PROBLEM | Read the entries below and pull out each line with the string "this".

ENTRIES |
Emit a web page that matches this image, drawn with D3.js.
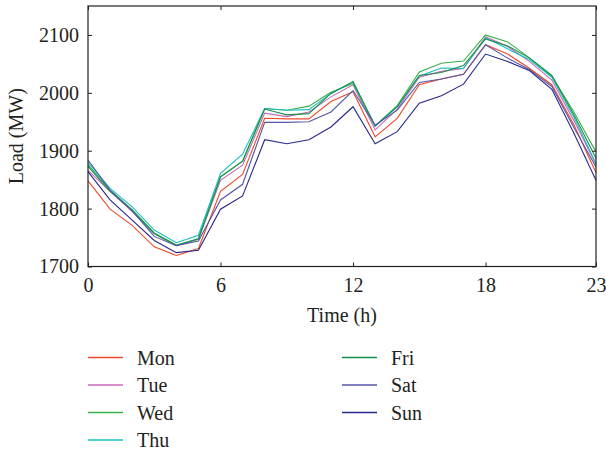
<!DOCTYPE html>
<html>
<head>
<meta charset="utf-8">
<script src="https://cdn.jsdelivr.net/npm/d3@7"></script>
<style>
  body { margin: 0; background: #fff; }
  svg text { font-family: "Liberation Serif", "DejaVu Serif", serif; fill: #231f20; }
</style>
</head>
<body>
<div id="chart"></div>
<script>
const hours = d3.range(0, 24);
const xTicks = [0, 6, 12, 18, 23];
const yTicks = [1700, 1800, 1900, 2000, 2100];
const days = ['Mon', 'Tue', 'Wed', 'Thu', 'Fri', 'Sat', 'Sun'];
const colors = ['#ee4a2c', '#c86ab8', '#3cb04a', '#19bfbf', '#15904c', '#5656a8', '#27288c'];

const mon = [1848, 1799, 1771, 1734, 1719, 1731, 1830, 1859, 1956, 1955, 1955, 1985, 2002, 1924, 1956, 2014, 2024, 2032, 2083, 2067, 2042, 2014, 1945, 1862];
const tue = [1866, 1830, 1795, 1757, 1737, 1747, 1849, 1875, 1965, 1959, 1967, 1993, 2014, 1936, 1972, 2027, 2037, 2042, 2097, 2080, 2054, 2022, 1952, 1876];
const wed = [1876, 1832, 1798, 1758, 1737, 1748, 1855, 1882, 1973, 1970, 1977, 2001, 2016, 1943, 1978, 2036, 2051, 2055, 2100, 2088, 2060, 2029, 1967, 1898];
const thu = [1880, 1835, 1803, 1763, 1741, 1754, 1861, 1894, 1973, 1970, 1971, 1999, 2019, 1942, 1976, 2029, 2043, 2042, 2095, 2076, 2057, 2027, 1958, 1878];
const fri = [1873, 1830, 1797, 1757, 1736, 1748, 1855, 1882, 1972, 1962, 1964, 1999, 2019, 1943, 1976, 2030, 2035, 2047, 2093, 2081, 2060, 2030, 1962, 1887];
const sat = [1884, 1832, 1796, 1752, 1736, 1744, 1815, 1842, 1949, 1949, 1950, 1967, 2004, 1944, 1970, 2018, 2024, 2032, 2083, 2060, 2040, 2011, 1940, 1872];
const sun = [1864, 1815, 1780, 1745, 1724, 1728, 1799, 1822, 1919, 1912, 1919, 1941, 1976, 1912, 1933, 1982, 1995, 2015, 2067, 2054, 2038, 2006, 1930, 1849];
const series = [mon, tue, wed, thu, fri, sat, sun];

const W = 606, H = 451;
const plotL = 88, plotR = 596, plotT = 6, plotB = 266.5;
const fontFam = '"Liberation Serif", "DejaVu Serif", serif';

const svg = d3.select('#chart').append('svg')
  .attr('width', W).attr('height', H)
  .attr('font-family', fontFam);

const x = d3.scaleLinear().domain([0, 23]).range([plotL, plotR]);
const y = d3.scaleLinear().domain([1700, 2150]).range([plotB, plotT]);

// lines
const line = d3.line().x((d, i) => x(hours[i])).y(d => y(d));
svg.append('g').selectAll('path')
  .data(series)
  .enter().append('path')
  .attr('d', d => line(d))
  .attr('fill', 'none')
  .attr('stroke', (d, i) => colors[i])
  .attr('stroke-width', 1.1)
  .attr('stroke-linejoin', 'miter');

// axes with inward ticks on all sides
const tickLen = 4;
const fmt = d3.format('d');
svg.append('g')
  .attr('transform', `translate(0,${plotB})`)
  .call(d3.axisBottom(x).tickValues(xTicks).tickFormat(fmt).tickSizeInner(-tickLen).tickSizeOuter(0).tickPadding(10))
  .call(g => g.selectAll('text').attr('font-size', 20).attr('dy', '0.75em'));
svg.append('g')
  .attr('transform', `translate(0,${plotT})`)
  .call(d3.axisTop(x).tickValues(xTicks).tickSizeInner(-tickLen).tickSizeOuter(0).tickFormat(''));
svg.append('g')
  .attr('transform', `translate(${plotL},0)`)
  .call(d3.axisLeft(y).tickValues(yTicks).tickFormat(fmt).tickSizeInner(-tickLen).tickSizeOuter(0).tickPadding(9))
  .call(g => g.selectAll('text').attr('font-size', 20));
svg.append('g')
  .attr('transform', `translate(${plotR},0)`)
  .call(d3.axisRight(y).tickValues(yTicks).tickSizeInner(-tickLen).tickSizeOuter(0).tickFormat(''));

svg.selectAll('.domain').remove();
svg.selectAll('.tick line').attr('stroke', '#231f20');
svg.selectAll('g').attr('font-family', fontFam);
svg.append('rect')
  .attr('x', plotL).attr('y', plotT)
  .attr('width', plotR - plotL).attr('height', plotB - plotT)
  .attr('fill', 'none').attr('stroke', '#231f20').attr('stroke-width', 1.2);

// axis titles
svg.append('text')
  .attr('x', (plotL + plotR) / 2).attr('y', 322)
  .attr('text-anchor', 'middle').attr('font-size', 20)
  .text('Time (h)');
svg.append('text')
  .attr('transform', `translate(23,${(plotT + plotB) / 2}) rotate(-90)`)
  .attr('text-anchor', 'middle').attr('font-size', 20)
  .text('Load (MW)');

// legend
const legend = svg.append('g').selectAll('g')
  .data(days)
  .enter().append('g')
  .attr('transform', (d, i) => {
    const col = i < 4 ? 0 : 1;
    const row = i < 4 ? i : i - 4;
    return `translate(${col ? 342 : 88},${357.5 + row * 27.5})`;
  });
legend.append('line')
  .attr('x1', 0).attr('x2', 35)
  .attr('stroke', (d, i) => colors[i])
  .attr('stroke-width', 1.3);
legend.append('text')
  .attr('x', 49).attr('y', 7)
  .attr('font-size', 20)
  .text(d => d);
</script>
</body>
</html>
---
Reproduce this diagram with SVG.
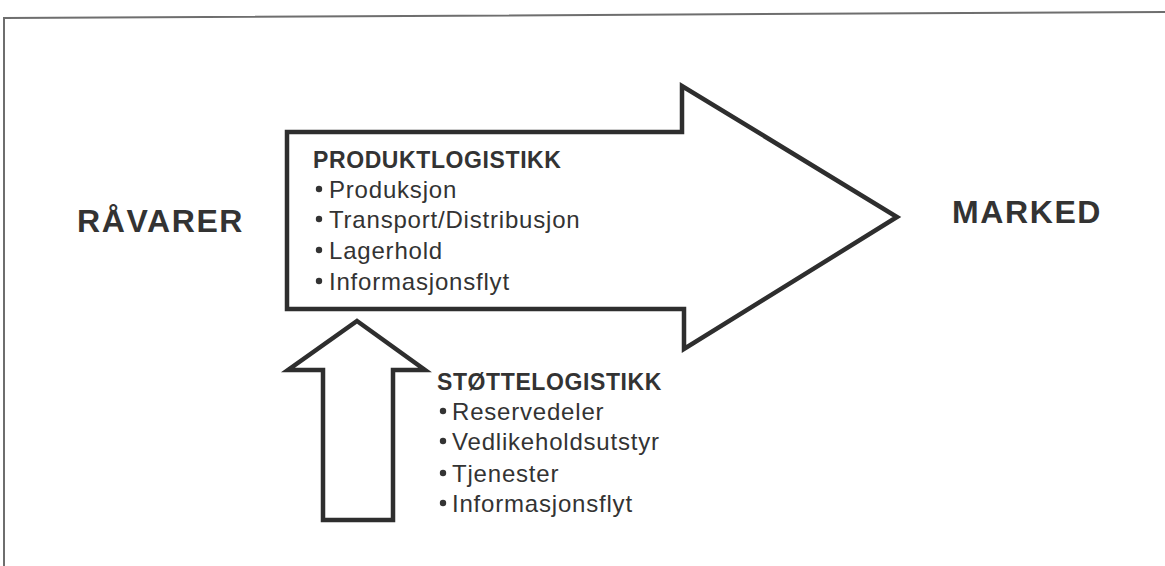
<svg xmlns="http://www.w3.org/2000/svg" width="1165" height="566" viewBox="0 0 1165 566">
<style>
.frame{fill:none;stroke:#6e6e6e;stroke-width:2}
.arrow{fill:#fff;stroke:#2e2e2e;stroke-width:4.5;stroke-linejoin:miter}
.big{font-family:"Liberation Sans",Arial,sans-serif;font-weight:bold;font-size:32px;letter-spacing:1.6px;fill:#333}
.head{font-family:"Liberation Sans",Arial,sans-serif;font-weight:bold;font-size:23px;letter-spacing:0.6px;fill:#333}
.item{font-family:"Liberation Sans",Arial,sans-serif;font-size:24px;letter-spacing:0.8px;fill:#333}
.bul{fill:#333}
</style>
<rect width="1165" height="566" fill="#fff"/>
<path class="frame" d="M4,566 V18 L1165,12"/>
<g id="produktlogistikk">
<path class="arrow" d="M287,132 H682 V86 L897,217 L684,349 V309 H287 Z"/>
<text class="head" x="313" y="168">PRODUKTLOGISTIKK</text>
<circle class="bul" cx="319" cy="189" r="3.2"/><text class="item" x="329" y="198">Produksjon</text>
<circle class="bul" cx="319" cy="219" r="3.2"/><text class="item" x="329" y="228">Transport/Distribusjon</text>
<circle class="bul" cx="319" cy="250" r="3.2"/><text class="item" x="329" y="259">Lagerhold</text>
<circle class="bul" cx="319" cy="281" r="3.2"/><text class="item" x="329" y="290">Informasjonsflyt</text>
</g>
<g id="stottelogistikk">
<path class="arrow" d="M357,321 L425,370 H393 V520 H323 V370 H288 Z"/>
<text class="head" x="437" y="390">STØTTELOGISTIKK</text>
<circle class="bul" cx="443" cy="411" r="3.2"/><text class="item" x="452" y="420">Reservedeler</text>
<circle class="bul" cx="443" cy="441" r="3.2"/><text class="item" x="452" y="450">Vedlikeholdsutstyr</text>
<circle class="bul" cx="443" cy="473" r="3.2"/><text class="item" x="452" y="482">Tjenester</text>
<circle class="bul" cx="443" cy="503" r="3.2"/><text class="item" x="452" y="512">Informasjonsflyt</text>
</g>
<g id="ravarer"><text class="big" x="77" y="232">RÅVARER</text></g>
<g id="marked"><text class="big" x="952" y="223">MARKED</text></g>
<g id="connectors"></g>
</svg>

RESPONSE BELOW |
Emit a web page that matches this image, drawn with D3.js.
Reproduce this diagram with SVG.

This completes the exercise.